INFLATION VS INFLATION
The relentless pursuit of inflation as an end in itself, however, could be more problematic than most assume, Beamish and her colleagues have argued. Before the introduction of a sales tax hike in April, she writes, the central bank’s stimulus programme seemed to be doing a pretty good job of pushing up inflation rates in Japan. But much of the heavy lifting has been done by rising import costs as the value of the yen fell – this isn’t necessarily the type of inflation that will lead to sustainable, demand-led price rises in the future.
In the jargon, it’s “cost-push” inflation, rather than “demand-pull” inflation. And while it’s no doubt a boon for some sectors, Beamish says that it’s “been harmful to the economy overall.” Pushing up prices by depreciating the yen may cause households to bring forward some of their spending, but it reduces the real value of their incomes even further – and “the Japanese worker is significantly worse off than before the BoJ embarked on its new monetary policy,” Beamish’s note argues. Hardly a recipe for the kind of confidence Abe requires to pull off his inflation trick.

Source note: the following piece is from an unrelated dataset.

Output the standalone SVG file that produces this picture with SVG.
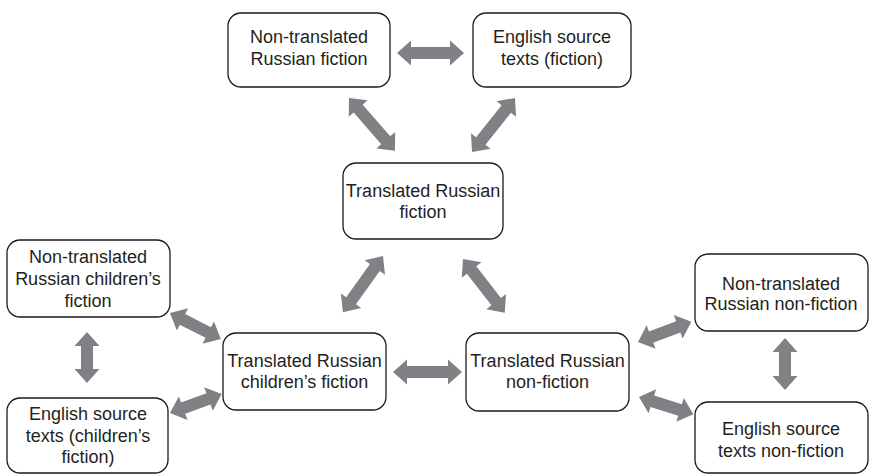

What of demand-led inflation? The initial consumption tax increase in April choked it off in its infancy, Lombard Street’s analysts have said, and it could therefore be seen as a positive that the next hike has been delayed.
But at the same time, as yesterday’s Moody’s downgrade highlighted, the government is under huge pressure to do something about its fiscal position. Net government debt is equal to around 134 per cent of GDP, and around 15.6 per cent of tax revenue goes to servicing the interest on this debt every year. Abe is caught between the need for significant fiscal consolidation and the necessity of getting prices rising again. Beamish’s note argues for a two-pronged approach, removing supply-side blockages in labour and capital markets and adjusting fiscal policy to suit an ageing population. Instead, despite the new mandate Abe should receive in this month’s election, we’re likely to see continued fiscal deficits sustained by QE, rather than a serious stab at structural reform.
QE ENDLESS
As economist Noah Smith of Stony Brook University argued in a recent piece for Bloomberg, the monetisation of public debt through further BoJ government bond purchases seems to be the most likely option. In doing this, the central bank is effectively able to keep yields low and stimulate inflation at the same time, using the yen to buy government debt. It sounds alluring, but where would QE in perpetuity leave Japan?
It could get very ugly, argues Beamish. The BoJ stimulus machine can sustain itself by effectively printing yen to buy government debt. But if it succeeds in creating 2 per cent inflation, the government will then be faced with a rise in borrowing costs as the BoJ starts to taper its asset purchases. Worse, the central bank is effectively “debasing the yen” in this scenario, says Beamish.
The danger is that Japan becomes locked into a cycle of ever more QE, until investors one day decide that they “don’t want to hold a currency issued by a central bank that is obliged to keep printing more of it until there is nothing left to buy.”